## Task directions
Exclude the pictures and reproduce the remaining data exactly as written.

** Start **

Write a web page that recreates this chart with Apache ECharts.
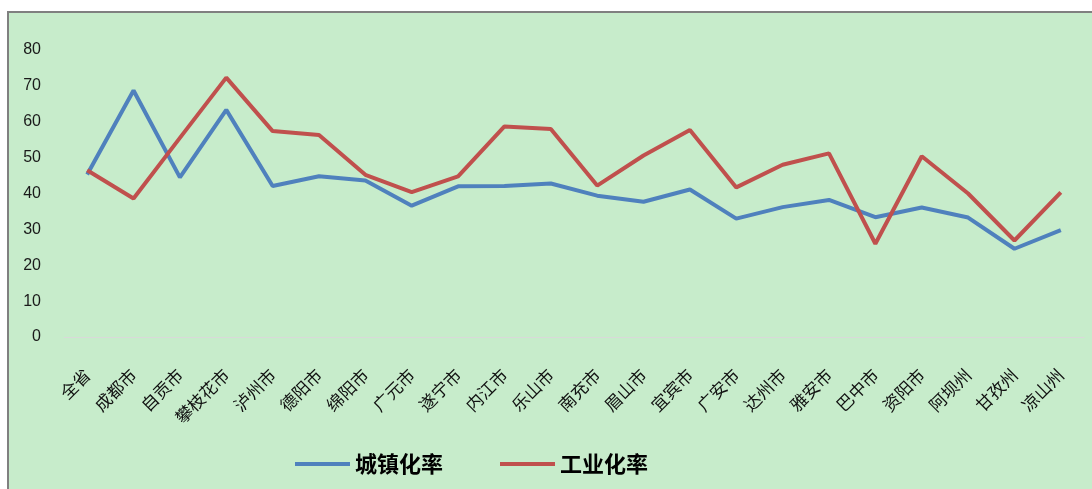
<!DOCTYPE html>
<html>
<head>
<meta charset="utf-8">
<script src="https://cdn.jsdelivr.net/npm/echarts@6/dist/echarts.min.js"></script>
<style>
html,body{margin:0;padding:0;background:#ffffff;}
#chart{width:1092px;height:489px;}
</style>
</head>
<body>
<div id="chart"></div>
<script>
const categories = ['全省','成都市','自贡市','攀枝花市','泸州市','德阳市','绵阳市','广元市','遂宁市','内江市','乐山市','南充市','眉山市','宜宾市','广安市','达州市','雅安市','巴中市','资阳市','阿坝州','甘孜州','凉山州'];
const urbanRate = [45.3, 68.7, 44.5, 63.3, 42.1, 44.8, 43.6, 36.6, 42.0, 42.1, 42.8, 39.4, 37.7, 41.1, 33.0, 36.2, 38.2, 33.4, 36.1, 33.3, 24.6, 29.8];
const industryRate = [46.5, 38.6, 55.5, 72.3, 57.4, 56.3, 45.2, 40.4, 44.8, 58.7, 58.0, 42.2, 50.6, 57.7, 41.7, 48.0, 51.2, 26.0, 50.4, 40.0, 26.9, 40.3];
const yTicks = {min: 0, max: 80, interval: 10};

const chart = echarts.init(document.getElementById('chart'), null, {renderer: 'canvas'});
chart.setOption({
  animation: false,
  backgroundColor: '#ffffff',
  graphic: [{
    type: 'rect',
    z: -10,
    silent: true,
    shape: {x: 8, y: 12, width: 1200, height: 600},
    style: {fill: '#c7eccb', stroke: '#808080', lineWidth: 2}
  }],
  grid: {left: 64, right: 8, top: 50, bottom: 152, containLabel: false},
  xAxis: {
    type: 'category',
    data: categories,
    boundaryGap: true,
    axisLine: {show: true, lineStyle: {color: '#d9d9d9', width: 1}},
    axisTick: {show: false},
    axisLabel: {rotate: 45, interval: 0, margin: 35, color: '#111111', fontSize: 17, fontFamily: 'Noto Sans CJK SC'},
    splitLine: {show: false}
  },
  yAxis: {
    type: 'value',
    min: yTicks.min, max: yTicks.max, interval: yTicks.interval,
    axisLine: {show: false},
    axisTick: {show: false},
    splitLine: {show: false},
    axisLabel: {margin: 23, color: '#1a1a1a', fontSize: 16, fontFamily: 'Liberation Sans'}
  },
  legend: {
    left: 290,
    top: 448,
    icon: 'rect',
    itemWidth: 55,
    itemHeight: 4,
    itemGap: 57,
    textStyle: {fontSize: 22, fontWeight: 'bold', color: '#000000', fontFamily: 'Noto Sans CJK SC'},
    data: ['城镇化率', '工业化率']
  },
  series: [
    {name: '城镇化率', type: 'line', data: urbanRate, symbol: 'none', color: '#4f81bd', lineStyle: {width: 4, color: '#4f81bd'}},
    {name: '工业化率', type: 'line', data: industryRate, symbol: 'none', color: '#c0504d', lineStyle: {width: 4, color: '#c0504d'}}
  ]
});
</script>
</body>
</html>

** End **

## Expected output
Write a web page that recreates this chart with Apache ECharts.
<!DOCTYPE html>
<html>
<head>
<meta charset="utf-8">
<script src="https://cdn.jsdelivr.net/npm/echarts@6/dist/echarts.min.js"></script>
<style>
html,body{margin:0;padding:0;background:#ffffff;}
#chart{width:1092px;height:489px;}
</style>
</head>
<body>
<div id="chart"></div>
<script>
const categories = ['全省','成都市','自贡市','攀枝花市','泸州市','德阳市','绵阳市','广元市','遂宁市','内江市','乐山市','南充市','眉山市','宜宾市','广安市','达州市','雅安市','巴中市','资阳市','阿坝州','甘孜州','凉山州'];
const urbanRate = [45.3, 68.7, 44.5, 63.3, 42.1, 44.8, 43.6, 36.6, 42.0, 42.1, 42.8, 39.4, 37.7, 41.1, 33.0, 36.2, 38.2, 33.4, 36.1, 33.3, 24.6, 29.8];
const industryRate = [46.5, 38.6, 55.5, 72.3, 57.4, 56.3, 45.2, 40.4, 44.8, 58.7, 58.0, 42.2, 50.6, 57.7, 41.7, 48.0, 51.2, 26.0, 50.4, 40.0, 26.9, 40.3];
const yTicks = {min: 0, max: 80, interval: 10};

const chart = echarts.init(document.getElementById('chart'), null, {renderer: 'canvas'});
chart.setOption({
  animation: false,
  backgroundColor: '#ffffff',
  graphic: [{
    type: 'rect',
    z: -10,
    silent: true,
    shape: {x: 8, y: 12, width: 1200, height: 600},
    style: {fill: '#c7eccb', stroke: '#808080', lineWidth: 2}
  }],
  grid: {left: 64, right: 8, top: 50, bottom: 152, containLabel: false},
  xAxis: {
    type: 'category',
    data: categories,
    boundaryGap: true,
    axisLine: {show: true, lineStyle: {color: '#d9d9d9', width: 1}},
    axisTick: {show: false},
    axisLabel: {rotate: 45, interval: 0, margin: 35, color: '#111111', fontSize: 17, fontFamily: 'Noto Sans CJK SC'},
    splitLine: {show: false}
  },
  yAxis: {
    type: 'value',
    min: yTicks.min, max: yTicks.max, interval: yTicks.interval,
    axisLine: {show: false},
    axisTick: {show: false},
    splitLine: {show: false},
    axisLabel: {margin: 23, color: '#1a1a1a', fontSize: 16, fontFamily: 'Liberation Sans'}
  },
  legend: {
    left: 290,
    top: 448,
    icon: 'rect',
    itemWidth: 55,
    itemHeight: 4,
    itemGap: 57,
    textStyle: {fontSize: 22, fontWeight: 'bold', color: '#000000', fontFamily: 'Noto Sans CJK SC'},
    data: ['城镇化率', '工业化率']
  },
  series: [
    {name: '城镇化率', type: 'line', data: urbanRate, symbol: 'none', color: '#4f81bd', lineStyle: {width: 4, color: '#4f81bd'}},
    {name: '工业化率', type: 'line', data: industryRate, symbol: 'none', color: '#c0504d', lineStyle: {width: 4, color: '#c0504d'}}
  ]
});
</script>
</body>
</html>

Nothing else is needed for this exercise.